DATA BLOCK:

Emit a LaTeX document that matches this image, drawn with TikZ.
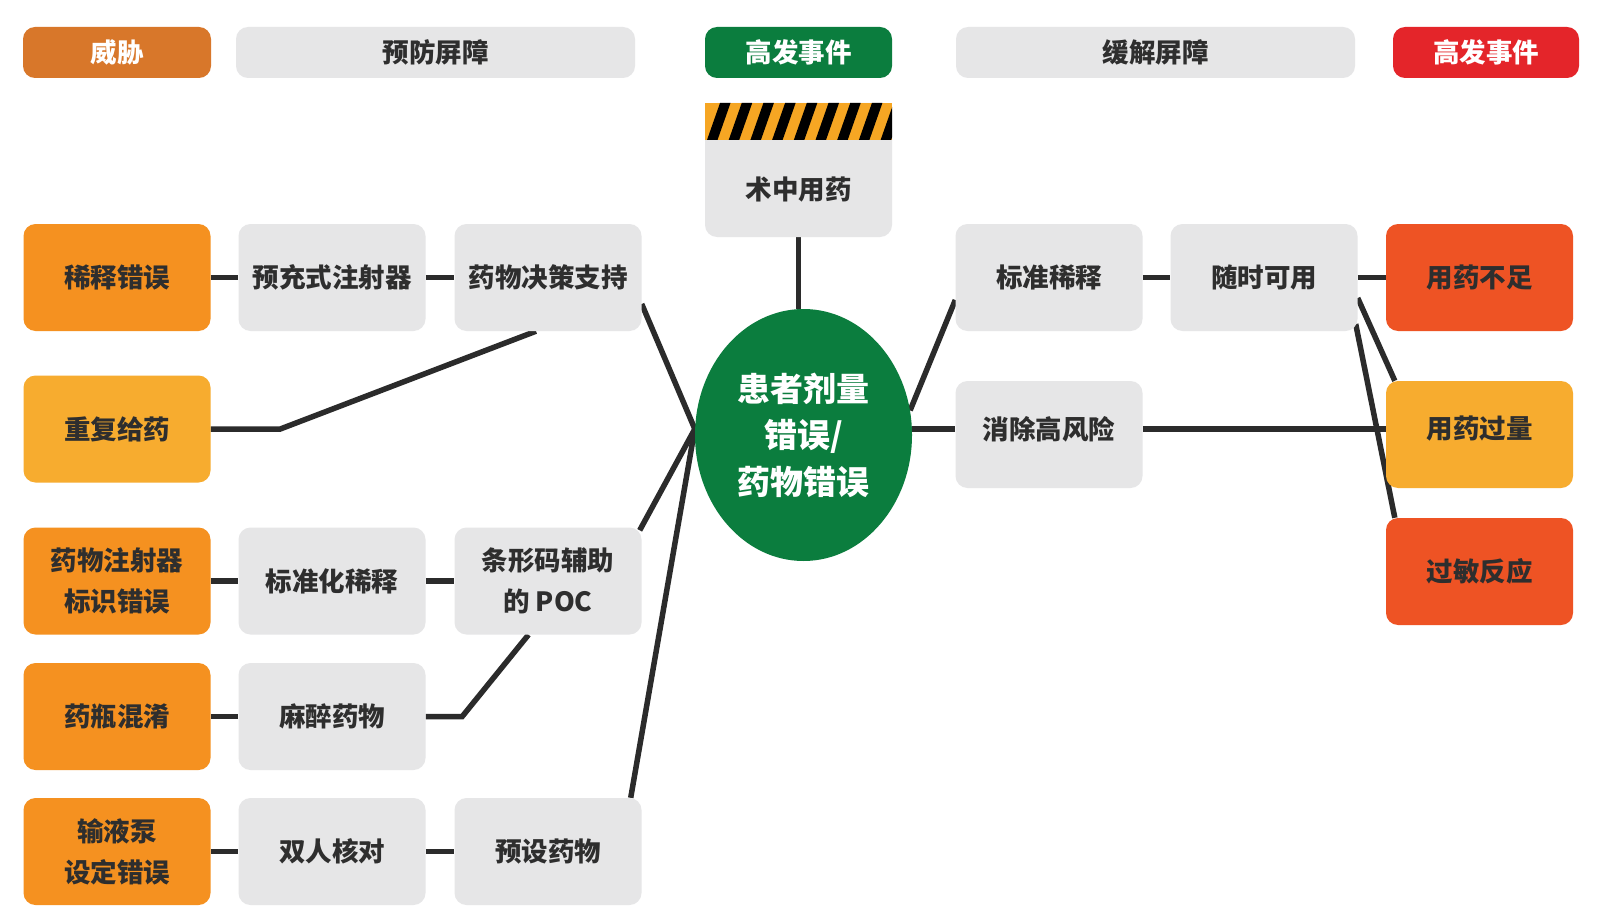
\documentclass[tikz,border=0pt]{standalone}
\usepackage{fontspec}
\setmainfont{Noto Sans CJK SC}[BoldFont={* Black}]
\usetikzlibrary{shapes.geometric,backgrounds}
\definecolor{hdrorg}{HTML}{D8772A}
\definecolor{org}{HTML}{F59120}
\definecolor{ylw}{HTML}{F7AC2F}
\definecolor{redorg}{HTML}{EE5324}
\definecolor{hdrred}{HTML}{E4252A}
\definecolor{grn}{HTML}{0B7D3E}
\definecolor{gry}{HTML}{E6E6E7}
\definecolor{txt}{HTML}{2E2E2E}
\definecolor{lnk}{HTML}{2B2B2B}
\definecolor{stripey}{HTML}{F6A623}
\begin{document}
\begin{tikzpicture}[x=1pt,y=-1pt,
  lbl/.style={font=\fontsize{26.5}{41}\selectfont\bfseries, text=txt, align=center, inner sep=0pt},
  base/.style={lbl, rounded corners=12pt,
    minimum width=187pt, minimum height=107pt},
  hdr/.style={base, minimum height=51pt, font=\fontsize{26.5}{30}\selectfont\bfseries},
  gbox/.style={base, fill=gry},
  obox/.style={base, fill=org},
  ybox/.style={base, fill=ylw},
  rbox/.style={base, fill=redorg},
  link/.style={draw=lnk, line width=5.5pt},
]
\useasboundingbox (0,0) rectangle (1600,912);

% headers
\node[hdr, fill=hdrorg, text=white, minimum width=188pt] (hthreat) at (117,52.5) {威胁};
\node[hdr, fill=gry, minimum width=399pt] (hprev) at (435.5,52.5) {预防屏障};
\node[hdr, fill=grn, text=white, minimum width=187pt] (hevent) at (798.5,52.5) {高发事件};
\node[hdr, fill=gry, minimum width=399pt] (hmit) at (1155.5,52.5) {缓解屏障};
\node[hdr, fill=hdrred, text=white, minimum width=186pt] (hcons) at (1486,52.5) {高发事件};

% intra-operative box with hazard stripe
\node[gbox, minimum height=134pt] (intra) at (798.5,170) {};
\begin{scope}
  \clip (705,103) rectangle (892,140);
  \fill[stripey] (705,103) rectangle (892,140);
  \foreach \k in {0,...,8} {
    \fill[black] ({707+21.7*\k},140) -- ({717.5+21.7*\k},140) -- ({730.5+21.7*\k},103) -- ({720+21.7*\k},103) -- cycle;
  }
\end{scope}
\node[lbl] (intratext) at (798.5,190) {术中用药};

% core
\node[ellipse, fill=grn, minimum width=217pt, minimum height=252pt, inner sep=0pt,
  text=white, align=center, font=\fontsize{33}{46.5}\selectfont\bfseries] (core) at (803.5,435) {患者剂量\\错误/\\药物错误};

% threats
\node[obox] (dil) at (117,277.5) {稀释错误};
\node[ybox] (dup) at (117,429) {重复给药};
\node[obox] (lblerr) at (117,581) {药物注射器\\标识错误};
\node[obox] (vial) at (117,716.5) {药瓶混淆};
\node[obox] (pump) at (117,851.5) {输液泵\\设定错误};

% prevention barriers
\node[gbox] (pre) at (332,277.5) {预充式注射器};
\node[gbox] (dec) at (548,277.5) {药物决策支持};
\node[gbox] (stdz) at (332,581) {标准化稀释};
\node[gbox] (bar) at (548,581) {条形码辅助\\的 POC};
\node[gbox] (anes) at (332,716.5) {麻醉药物};
\node[gbox] (dbl) at (332,851.5) {双人核对};
\node[gbox] (preset) at (548,851.5) {预设药物};

% mitigation barriers
\node[gbox] (std) at (1049,277.5) {标准稀释};
\node[gbox] (avail) at (1264,277.5) {随时可用};
\node[gbox] (elim) at (1049,434.5) {};
\node[lbl] (elimtext) at (1049,429) {消除高风险};

% consequences
\node[rbox] (under) at (1479.5,277.5) {用药不足};
\node[ybox] (over) at (1479.5,434.5) {};
\node[lbl] (overtext) at (1479.5,429) {用药过量};
\node[rbox] (allergy) at (1479.5,571.5) {过敏反应};

\coordinate (convL) at ([yshift=6pt]core.west);
\coordinate (convR) at ([yshift=6pt]core.east);

\begin{pgfonlayer}{background}
  \fill[white] (0,0) rectangle (1600,912);
  \draw[link] (dil.east) -- (pre.west);
  \draw[link] (pre.east) -- (dec.west);
  \draw[link] ([yshift=-26.5pt]dec.east) -- (convL);
  \draw[link] (dup.east) -- ++(69.6,0) -- ([xshift=-12pt]dec.south);
  \draw[link] (lblerr.east) -- (stdz.west);
  \draw[link] (stdz.east) -- (bar.west);
  \draw[link] ([xshift=-2pt,yshift=-3pt]bar.north east) -- (convL);
  \draw[link] (vial.east) -- (anes.west);
  \draw[link] (anes.east) -- ++(36.5,0) -- ([xshift=-19.5pt]bar.south);
  \draw[link] (pump.east) -- (dbl.west);
  \draw[link] (dbl.east) -- (preset.west);
  \draw[link] ([xshift=-11pt]preset.north east) -- (convL);
  \draw[link] (intra.south) -- (intra.south |- core.north);
  \draw[link] (core.13) -- ([yshift=-22.5pt]std.west);
  \draw[link] (convR) -- (convR -| elim.west);
  \draw[link] (convR -| elim.east) -- (convR -| over.west);
  \draw[link] (std.east) -- (avail.west);
  \draw[link] (avail.east) -- (under.west);
  \draw[link] ([yshift=-20.5pt]avail.east) -- ([xshift=9pt]over.north west);
  \draw[link] ([xshift=-2pt,yshift=-46.5pt]avail.east) -- ([xshift=9pt]allergy.north west);
\end{pgfonlayer}
\end{tikzpicture}
\end{document}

DIRECTIONS:
Only the lines from the top of the data through the line with "fill=hdrred, text=white, minimum" should be quoted, exactly and with both ends kept; skip the pictures.

FINISHED EXERCISE:
Emit a LaTeX document that matches this image, drawn with TikZ.
\documentclass[tikz,border=0pt]{standalone}
\usepackage{fontspec}
\setmainfont{Noto Sans CJK SC}[BoldFont={* Black}]
\usetikzlibrary{shapes.geometric,backgrounds}
\definecolor{hdrorg}{HTML}{D8772A}
\definecolor{org}{HTML}{F59120}
\definecolor{ylw}{HTML}{F7AC2F}
\definecolor{redorg}{HTML}{EE5324}
\definecolor{hdrred}{HTML}{E4252A}
\definecolor{grn}{HTML}{0B7D3E}
\definecolor{gry}{HTML}{E6E6E7}
\definecolor{txt}{HTML}{2E2E2E}
\definecolor{lnk}{HTML}{2B2B2B}
\definecolor{stripey}{HTML}{F6A623}
\begin{document}
\begin{tikzpicture}[x=1pt,y=-1pt,
  lbl/.style={font=\fontsize{26.5}{41}\selectfont\bfseries, text=txt, align=center, inner sep=0pt},
  base/.style={lbl, rounded corners=12pt,
    minimum width=187pt, minimum height=107pt},
  hdr/.style={base, minimum height=51pt, font=\fontsize{26.5}{30}\selectfont\bfseries},
  gbox/.style={base, fill=gry},
  obox/.style={base, fill=org},
  ybox/.style={base, fill=ylw},
  rbox/.style={base, fill=redorg},
  link/.style={draw=lnk, line width=5.5pt},
]
\useasboundingbox (0,0) rectangle (1600,912);

% headers
\node[hdr, fill=hdrorg, text=white, minimum width=188pt] (hthreat) at (117,52.5) {威胁};
\node[hdr, fill=gry, minimum width=399pt] (hprev) at (435.5,52.5) {预防屏障};
\node[hdr, fill=grn, text=white, minimum width=187pt] (hevent) at (798.5,52.5) {高发事件};
\node[hdr, fill=gry, minimum width=399pt] (hmit) at (1155.5,52.5) {缓解屏障};
\node[hdr, fill=hdrred, text=white, minimum width=186pt] (hcons) at (1486,52.5) {高发事件};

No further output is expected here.